Editorial
Carta aos filhos do Putin
Por determinação do vosso pai, não podem usar palavras como “invasão”, “ofensiva” ou “guerra”
Poucos sabemos ao certo quem vocês são, quantos são e onde estão. Mas sabemos que existem.
Também não fazemos ideia se mantêm o contacto com o vosso pai, mas imaginamos que devem manter, pelo menos, algum tipo de ligação.
Nesse sentido, acreditamos que lhe tenham enviado algum presente ou mensagem alusiva ao Dia do Pai, no passado dia 23 de Fevereiro, data em que se assinalou também na Rússia o Dia do Defensor da Pátria.
Acontece que, no dia seguinte, o vosso pai deu início a uma “operação militar”, que mais não é do que uma bárbara invasão de um país soberano, com custos irreparáveis para milhões de vidas, não só na zona de conflito, mas em todo o mundo.
Sendo certo que alguns de vós também terão filhos, ficámos na dúvida como lhes vão explicar o que está a acontecer na Ucrânia.
Por determinação do vosso pai, não podem usar palavras como “invasão”, “ofensiva” ou “guerra”.
Logo, o mais provável é alinharem pela narrativa que ele tem tentado propagar e defenderem que o avô é um herói, que apenas ordenou o avanço das tropas para garantir a “manutenção da paz”.
Seja qual for a argumentação, se os vossos filhos um dia tiverem acesso às imagens não filtradas da guerra, gostaríamos de saber como vão encarar, entre tantas outras, aquela história da mulher grávida, ensanguentada, a sair em maca de uma maternidade bombardeada, seguida da notícia que mãe e filha acabaram por morrer.
Talvez não saibam, mas aqui em Leiria, como em todo o Portugal, o Dia do Pai comemora-se a 19 de Março.
Depois de dois anos de isolamento pandémico, por cá, os pais preparavam-se para voltar a comemorar em liberdade com os seus filhos.
Mas é pouco provável que o façam. Graças às convicções do vosso pai, neste momento, estão muito preocupados com os aumentos astronómicos dos combustíveis, da electricidade, do gás, dos alimentos, com a possível escassez de bens essenciais, mas também com o drama das pessoas que fogem das explosões.
Quando vocês nasceram, presumimos que o vosso pai tenha feito tudo para que nada vos faltasse.
Suspeitamos, porém, que possa ter sido parco no afecto e um pouco desligado do fervor familiar.
Caso contrário, agora com 69 anos, ele seria um avô protector, não apenas dos seus netos, mas dos netos em geral.

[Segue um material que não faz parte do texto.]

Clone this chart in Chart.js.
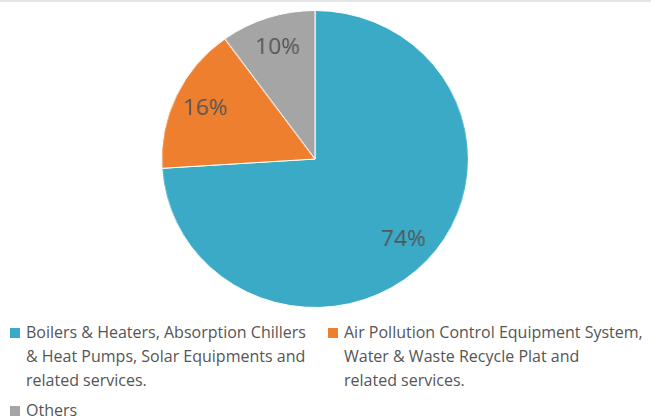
<!DOCTYPE html>
<html>
<head>
<meta charset="utf-8">
<script src="https://cdn.jsdelivr.net/npm/chart.js@4.4.0/dist/chart.umd.min.js"></script>
<style>
  html, body { margin: 0; padding: 0; background: #fff; }
  body { width: 651px; height: 419px; position: relative; overflow: hidden; border-top: 2px solid #e6e6e6; box-sizing: border-box; }
  #wrap { position: absolute; left: 0; top: -2px; width: 630px; height: 316px; transform: scaleX(1.033); transform-origin: 315px 0; }
  #legend { position: absolute; left: 10px; top: 316px; width: 641px; font-family: "Open Sans", sans-serif; font-size: 16px; color: #555; line-height: 24px; }
  .item { position: absolute; display: flex; align-items: flex-start; white-space: nowrap; }
  .box { width: 10px; height: 10px; margin-top: 8px; margin-right: 6px; flex: none; }
</style>
</head>
<body>
<div id="wrap"><canvas id="chart-pie"></canvas></div>
<div id="legend"></div>
<script>
const categories = [
  ["Boilers & Heaters, Absorption Chillers", "& Heat Pumps, Solar Equipments and", "related services."],
  ["Air Pollution Control Equipment System,", "Water & Waste Recycle Plat and", "related services."],
  ["Others"]
];
const shares = [74, 16, 10];
const colors = ["#3aaac6", "#ee7f2f", "#a5a5a5"];

// legend slots: left, top
const legendSlots = [
  { left: 0, top: 2 },
  { left: 318, top: 2 },
  { left: 0, top: 80 }
];

const labelPlugin = {
  id: "sliceLabels",
  afterDatasetsDraw(chart) {
    const ctx = chart.ctx;
    const meta = chart.getDatasetMeta(0);
    ctx.save();
    ctx.font = "22px 'Open Sans', sans-serif";
    ctx.fillStyle = "#555";
    ctx.textAlign = "center";
    ctx.textBaseline = "middle";
    meta.data.forEach((arc, i) => {
      const p = arc.getProps(["x", "y", "startAngle", "endAngle", "outerRadius"], true);
      const mid = (p.startAngle + p.endAngle) / 2;
      const r = p.outerRadius * 0.79;
      ctx.fillText(shares[i] + "%", p.x + Math.cos(mid) * r, p.y + Math.sin(mid) * r);
    });
    ctx.restore();
  }
};

new Chart(document.getElementById("chart-pie").getContext("2d"), {
  type: "pie",
  data: {
    labels: categories,
    datasets: [
      { data: shares, backgroundColor: colors, borderColor: "#fff", borderWidth: 1 }
    ]
  },
  options: {
    responsive: true,
    maintainAspectRatio: false,
    animation: false,
    layout: { padding: { top: 10, bottom: 8 } },
    plugins: { legend: { display: false }, tooltip: { enabled: false } }
  },
  plugins: [labelPlugin]
});

const legend = document.getElementById("legend");
categories.forEach((lines, i) => {
  const slot = legendSlots[i];
  const item = document.createElement("div");
  item.className = "item";
  item.style.left = slot.left + "px";
  item.style.top = slot.top + "px";
  item.innerHTML = '<span class="box" style="background:' + colors[i] + '"></span>' +
    '<span>' + lines.join("<br>").replace(/& /g, "&amp; ") + '</span>';
  legend.appendChild(item);
});
</script>
</body>
</html>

E não admitiria nunca, por exemplo, que uma bebé de dois meses fosse obrigada a percorrer mais de 3.000 quilómetros em autocarro, para chegar a Leiria ao colo de uma mãe ucraniana em lágrimas, agradecida por a terem acolhido, mas certamente esmagada pela dúvida se aquela sua filha algum dia vai ser abraçada pelo pai.